Give back every line exactly as it appears, pictures excluded.
____________________
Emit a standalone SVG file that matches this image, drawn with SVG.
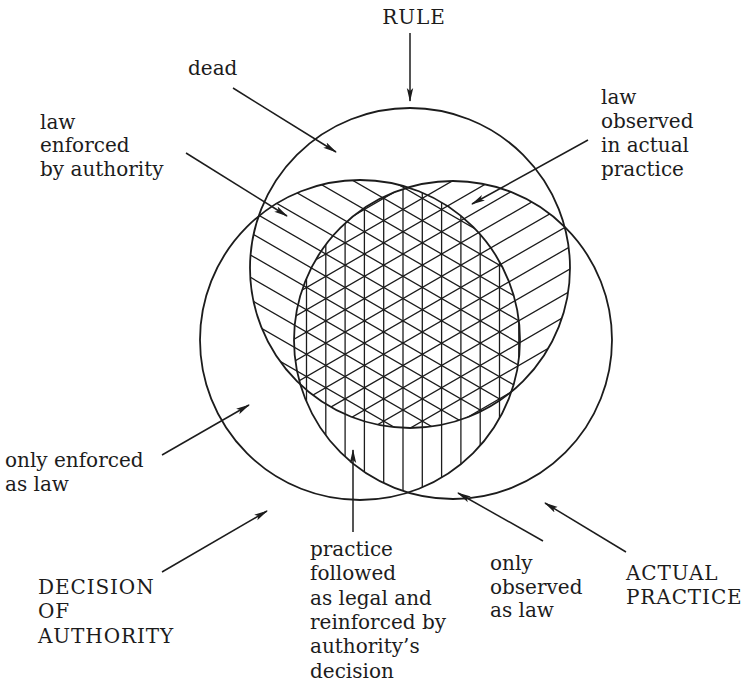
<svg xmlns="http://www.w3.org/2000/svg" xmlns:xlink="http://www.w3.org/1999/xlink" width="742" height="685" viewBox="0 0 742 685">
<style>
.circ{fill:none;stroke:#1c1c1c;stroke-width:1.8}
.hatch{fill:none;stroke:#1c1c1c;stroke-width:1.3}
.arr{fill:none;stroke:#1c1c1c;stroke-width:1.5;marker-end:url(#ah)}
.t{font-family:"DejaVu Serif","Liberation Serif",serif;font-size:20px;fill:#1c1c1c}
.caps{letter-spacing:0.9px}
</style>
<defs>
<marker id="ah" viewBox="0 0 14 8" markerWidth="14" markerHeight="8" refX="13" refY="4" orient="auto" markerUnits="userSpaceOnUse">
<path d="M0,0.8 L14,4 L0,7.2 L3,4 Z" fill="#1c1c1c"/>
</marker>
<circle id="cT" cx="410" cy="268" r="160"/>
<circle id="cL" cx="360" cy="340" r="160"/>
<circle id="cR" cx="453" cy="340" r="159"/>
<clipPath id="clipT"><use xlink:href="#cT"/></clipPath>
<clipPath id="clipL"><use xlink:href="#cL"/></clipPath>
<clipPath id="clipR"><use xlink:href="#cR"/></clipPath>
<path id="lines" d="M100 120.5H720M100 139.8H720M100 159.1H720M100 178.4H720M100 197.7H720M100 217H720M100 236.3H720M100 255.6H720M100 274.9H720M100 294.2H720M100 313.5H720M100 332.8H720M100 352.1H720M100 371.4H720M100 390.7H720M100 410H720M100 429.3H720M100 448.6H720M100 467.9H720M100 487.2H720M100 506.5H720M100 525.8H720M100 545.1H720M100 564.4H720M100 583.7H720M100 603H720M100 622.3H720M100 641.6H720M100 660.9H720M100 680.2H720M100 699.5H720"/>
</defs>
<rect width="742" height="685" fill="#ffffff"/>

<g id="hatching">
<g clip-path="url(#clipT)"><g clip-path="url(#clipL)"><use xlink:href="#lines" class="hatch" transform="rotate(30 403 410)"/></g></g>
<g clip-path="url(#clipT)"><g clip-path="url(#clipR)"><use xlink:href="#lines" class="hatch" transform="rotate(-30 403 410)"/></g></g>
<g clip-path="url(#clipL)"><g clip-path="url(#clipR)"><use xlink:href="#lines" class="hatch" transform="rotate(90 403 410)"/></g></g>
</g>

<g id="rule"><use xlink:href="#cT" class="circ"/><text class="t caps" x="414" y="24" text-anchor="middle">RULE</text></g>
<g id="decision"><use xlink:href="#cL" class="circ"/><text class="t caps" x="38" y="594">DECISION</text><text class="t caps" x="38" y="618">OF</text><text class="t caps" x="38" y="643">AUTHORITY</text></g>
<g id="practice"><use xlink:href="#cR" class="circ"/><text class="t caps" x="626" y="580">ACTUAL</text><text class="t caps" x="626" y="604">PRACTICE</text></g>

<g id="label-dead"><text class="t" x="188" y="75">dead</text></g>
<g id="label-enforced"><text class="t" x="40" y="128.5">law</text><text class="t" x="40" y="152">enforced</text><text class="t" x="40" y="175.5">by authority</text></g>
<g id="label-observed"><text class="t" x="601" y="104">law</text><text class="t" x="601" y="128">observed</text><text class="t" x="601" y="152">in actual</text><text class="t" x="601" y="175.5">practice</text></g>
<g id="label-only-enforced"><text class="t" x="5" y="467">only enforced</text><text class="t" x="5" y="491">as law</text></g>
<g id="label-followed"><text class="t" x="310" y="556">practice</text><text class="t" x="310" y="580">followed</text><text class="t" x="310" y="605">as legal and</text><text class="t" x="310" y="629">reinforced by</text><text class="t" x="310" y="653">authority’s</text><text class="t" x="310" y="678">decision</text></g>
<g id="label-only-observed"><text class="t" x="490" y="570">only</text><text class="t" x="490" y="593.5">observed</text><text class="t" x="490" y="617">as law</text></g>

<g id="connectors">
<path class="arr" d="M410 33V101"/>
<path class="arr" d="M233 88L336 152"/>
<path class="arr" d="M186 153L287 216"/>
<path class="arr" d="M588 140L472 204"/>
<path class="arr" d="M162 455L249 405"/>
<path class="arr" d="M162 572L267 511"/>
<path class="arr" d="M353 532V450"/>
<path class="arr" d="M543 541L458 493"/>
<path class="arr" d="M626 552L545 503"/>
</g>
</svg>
____________________
## Exercise response:
Emit a standalone SVG file that matches this image, drawn with SVG.
<svg xmlns="http://www.w3.org/2000/svg" xmlns:xlink="http://www.w3.org/1999/xlink" width="742" height="685" viewBox="0 0 742 685">
<style>
.circ{fill:none;stroke:#1c1c1c;stroke-width:1.8}
.hatch{fill:none;stroke:#1c1c1c;stroke-width:1.3}
.arr{fill:none;stroke:#1c1c1c;stroke-width:1.5;marker-end:url(#ah)}
.t{font-family:"DejaVu Serif","Liberation Serif",serif;font-size:20px;fill:#1c1c1c}
.caps{letter-spacing:0.9px}
</style>
<defs>
<marker id="ah" viewBox="0 0 14 8" markerWidth="14" markerHeight="8" refX="13" refY="4" orient="auto" markerUnits="userSpaceOnUse">
<path d="M0,0.8 L14,4 L0,7.2 L3,4 Z" fill="#1c1c1c"/>
</marker>
<circle id="cT" cx="410" cy="268" r="160"/>
<circle id="cL" cx="360" cy="340" r="160"/>
<circle id="cR" cx="453" cy="340" r="159"/>
<clipPath id="clipT"><use xlink:href="#cT"/></clipPath>
<clipPath id="clipL"><use xlink:href="#cL"/></clipPath>
<clipPath id="clipR"><use xlink:href="#cR"/></clipPath>
<path id="lines" d="M100 120.5H720M100 139.8H720M100 159.1H720M100 178.4H720M100 197.7H720M100 217H720M100 236.3H720M100 255.6H720M100 274.9H720M100 294.2H720M100 313.5H720M100 332.8H720M100 352.1H720M100 371.4H720M100 390.7H720M100 410H720M100 429.3H720M100 448.6H720M100 467.9H720M100 487.2H720M100 506.5H720M100 525.8H720M100 545.1H720M100 564.4H720M100 583.7H720M100 603H720M100 622.3H720M100 641.6H720M100 660.9H720M100 680.2H720M100 699.5H720"/>
</defs>
<rect width="742" height="685" fill="#ffffff"/>

<g id="hatching">
<g clip-path="url(#clipT)"><g clip-path="url(#clipL)"><use xlink:href="#lines" class="hatch" transform="rotate(30 403 410)"/></g></g>
<g clip-path="url(#clipT)"><g clip-path="url(#clipR)"><use xlink:href="#lines" class="hatch" transform="rotate(-30 403 410)"/></g></g>
<g clip-path="url(#clipL)"><g clip-path="url(#clipR)"><use xlink:href="#lines" class="hatch" transform="rotate(90 403 410)"/></g></g>
</g>

<g id="rule"><use xlink:href="#cT" class="circ"/><text class="t caps" x="414" y="24" text-anchor="middle">RULE</text></g>
<g id="decision"><use xlink:href="#cL" class="circ"/><text class="t caps" x="38" y="594">DECISION</text><text class="t caps" x="38" y="618">OF</text><text class="t caps" x="38" y="643">AUTHORITY</text></g>
<g id="practice"><use xlink:href="#cR" class="circ"/><text class="t caps" x="626" y="580">ACTUAL</text><text class="t caps" x="626" y="604">PRACTICE</text></g>

<g id="label-dead"><text class="t" x="188" y="75">dead</text></g>
<g id="label-enforced"><text class="t" x="40" y="128.5">law</text><text class="t" x="40" y="152">enforced</text><text class="t" x="40" y="175.5">by authority</text></g>
<g id="label-observed"><text class="t" x="601" y="104">law</text><text class="t" x="601" y="128">observed</text><text class="t" x="601" y="152">in actual</text><text class="t" x="601" y="175.5">practice</text></g>
<g id="label-only-enforced"><text class="t" x="5" y="467">only enforced</text><text class="t" x="5" y="491">as law</text></g>
<g id="label-followed"><text class="t" x="310" y="556">practice</text><text class="t" x="310" y="580">followed</text><text class="t" x="310" y="605">as legal and</text><text class="t" x="310" y="629">reinforced by</text><text class="t" x="310" y="653">authority’s</text><text class="t" x="310" y="678">decision</text></g>
<g id="label-only-observed"><text class="t" x="490" y="570">only</text><text class="t" x="490" y="593.5">observed</text><text class="t" x="490" y="617">as law</text></g>

<g id="connectors">
<path class="arr" d="M410 33V101"/>
<path class="arr" d="M233 88L336 152"/>
<path class="arr" d="M186 153L287 216"/>
<path class="arr" d="M588 140L472 204"/>
<path class="arr" d="M162 455L249 405"/>
<path class="arr" d="M162 572L267 511"/>
<path class="arr" d="M353 532V450"/>
<path class="arr" d="M543 541L458 493"/>
<path class="arr" d="M626 552L545 503"/>
</g>
</svg>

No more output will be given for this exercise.